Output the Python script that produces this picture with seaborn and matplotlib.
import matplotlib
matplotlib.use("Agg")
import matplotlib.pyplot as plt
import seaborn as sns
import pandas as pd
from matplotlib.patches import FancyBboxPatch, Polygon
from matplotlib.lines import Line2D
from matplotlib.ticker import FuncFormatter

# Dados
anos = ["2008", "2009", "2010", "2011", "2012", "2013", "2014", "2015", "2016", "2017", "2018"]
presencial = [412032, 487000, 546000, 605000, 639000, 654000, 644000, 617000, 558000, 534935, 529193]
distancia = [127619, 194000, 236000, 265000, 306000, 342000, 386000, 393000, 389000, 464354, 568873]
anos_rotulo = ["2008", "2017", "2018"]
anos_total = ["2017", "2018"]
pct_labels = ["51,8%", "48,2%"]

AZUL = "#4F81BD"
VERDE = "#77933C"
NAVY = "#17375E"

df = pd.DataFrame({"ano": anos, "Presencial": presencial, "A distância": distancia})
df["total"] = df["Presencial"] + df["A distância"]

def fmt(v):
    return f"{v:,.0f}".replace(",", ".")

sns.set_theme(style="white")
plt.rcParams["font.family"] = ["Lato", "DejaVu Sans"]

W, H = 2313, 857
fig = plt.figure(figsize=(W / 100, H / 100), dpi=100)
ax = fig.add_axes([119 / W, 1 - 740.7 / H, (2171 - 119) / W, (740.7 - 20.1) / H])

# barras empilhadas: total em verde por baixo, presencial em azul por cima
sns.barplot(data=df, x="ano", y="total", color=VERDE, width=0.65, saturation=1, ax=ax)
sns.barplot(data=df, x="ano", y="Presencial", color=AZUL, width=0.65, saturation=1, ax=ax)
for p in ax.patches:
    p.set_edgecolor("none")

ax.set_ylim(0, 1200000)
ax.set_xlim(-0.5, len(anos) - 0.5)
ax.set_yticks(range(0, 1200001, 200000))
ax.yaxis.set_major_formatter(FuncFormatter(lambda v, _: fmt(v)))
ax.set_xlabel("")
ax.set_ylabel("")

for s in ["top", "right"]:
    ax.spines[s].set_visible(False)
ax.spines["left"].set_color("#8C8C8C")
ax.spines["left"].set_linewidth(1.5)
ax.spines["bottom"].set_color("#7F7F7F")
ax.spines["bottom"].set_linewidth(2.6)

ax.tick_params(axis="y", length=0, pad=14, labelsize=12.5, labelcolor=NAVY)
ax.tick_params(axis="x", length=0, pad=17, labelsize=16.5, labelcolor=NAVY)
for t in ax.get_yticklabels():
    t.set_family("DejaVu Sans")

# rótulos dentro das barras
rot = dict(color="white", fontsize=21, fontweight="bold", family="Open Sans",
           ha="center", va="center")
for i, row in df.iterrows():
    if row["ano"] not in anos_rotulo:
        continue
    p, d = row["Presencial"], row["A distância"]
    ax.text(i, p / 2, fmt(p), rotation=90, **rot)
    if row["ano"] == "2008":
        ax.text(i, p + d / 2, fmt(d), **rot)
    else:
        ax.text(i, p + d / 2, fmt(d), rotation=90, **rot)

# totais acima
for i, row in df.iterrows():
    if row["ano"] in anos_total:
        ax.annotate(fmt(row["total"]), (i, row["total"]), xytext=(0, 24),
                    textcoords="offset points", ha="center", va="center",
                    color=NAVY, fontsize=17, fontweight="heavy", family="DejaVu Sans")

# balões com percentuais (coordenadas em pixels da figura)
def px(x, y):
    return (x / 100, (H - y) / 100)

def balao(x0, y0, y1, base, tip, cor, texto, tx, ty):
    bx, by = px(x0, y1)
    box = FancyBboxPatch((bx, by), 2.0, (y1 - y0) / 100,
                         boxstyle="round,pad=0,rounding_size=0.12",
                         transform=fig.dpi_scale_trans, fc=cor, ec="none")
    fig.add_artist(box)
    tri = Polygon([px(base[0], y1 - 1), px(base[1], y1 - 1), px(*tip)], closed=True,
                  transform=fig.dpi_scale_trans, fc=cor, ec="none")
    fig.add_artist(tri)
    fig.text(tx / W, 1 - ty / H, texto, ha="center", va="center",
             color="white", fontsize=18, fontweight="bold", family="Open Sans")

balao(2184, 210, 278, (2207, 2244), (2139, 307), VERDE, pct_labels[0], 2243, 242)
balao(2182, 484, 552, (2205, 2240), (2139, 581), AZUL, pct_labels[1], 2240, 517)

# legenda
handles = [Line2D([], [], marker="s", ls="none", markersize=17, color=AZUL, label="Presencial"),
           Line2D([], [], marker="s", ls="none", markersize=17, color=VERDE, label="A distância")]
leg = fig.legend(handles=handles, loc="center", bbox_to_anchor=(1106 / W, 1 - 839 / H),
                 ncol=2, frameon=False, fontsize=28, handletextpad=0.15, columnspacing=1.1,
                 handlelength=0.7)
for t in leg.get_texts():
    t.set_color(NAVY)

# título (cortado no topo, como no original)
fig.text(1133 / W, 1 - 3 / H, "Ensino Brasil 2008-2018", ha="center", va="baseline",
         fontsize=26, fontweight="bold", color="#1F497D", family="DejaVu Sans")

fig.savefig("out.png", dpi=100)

__________

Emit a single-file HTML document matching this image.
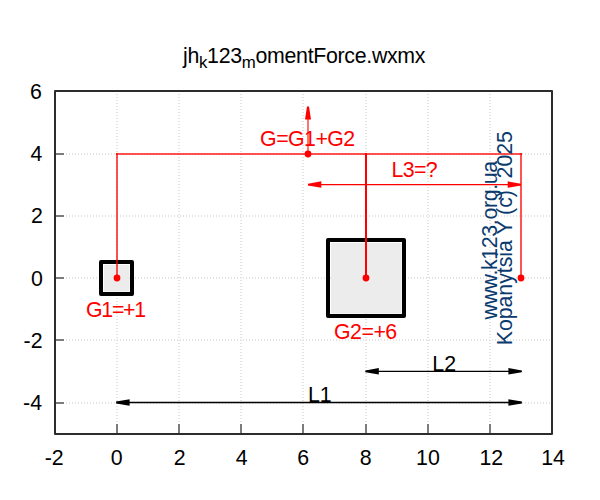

__________

● **To be done**
Reproduce the lines exactly, from the line that contains "Output the Python" through the line that contains "from matplotlib.ticker import FuncFormatter", and nothing more.

● **Written solution**
Output the Python script that produces this picture with seaborn and matplotlib.
import matplotlib
matplotlib.use("Agg")
import matplotlib.pyplot as plt
import seaborn as sns
import pandas as pd
from matplotlib.patches import FancyBboxPatch, Polygon
from matplotlib.lines import Line2D
from matplotlib.ticker import FuncFormatter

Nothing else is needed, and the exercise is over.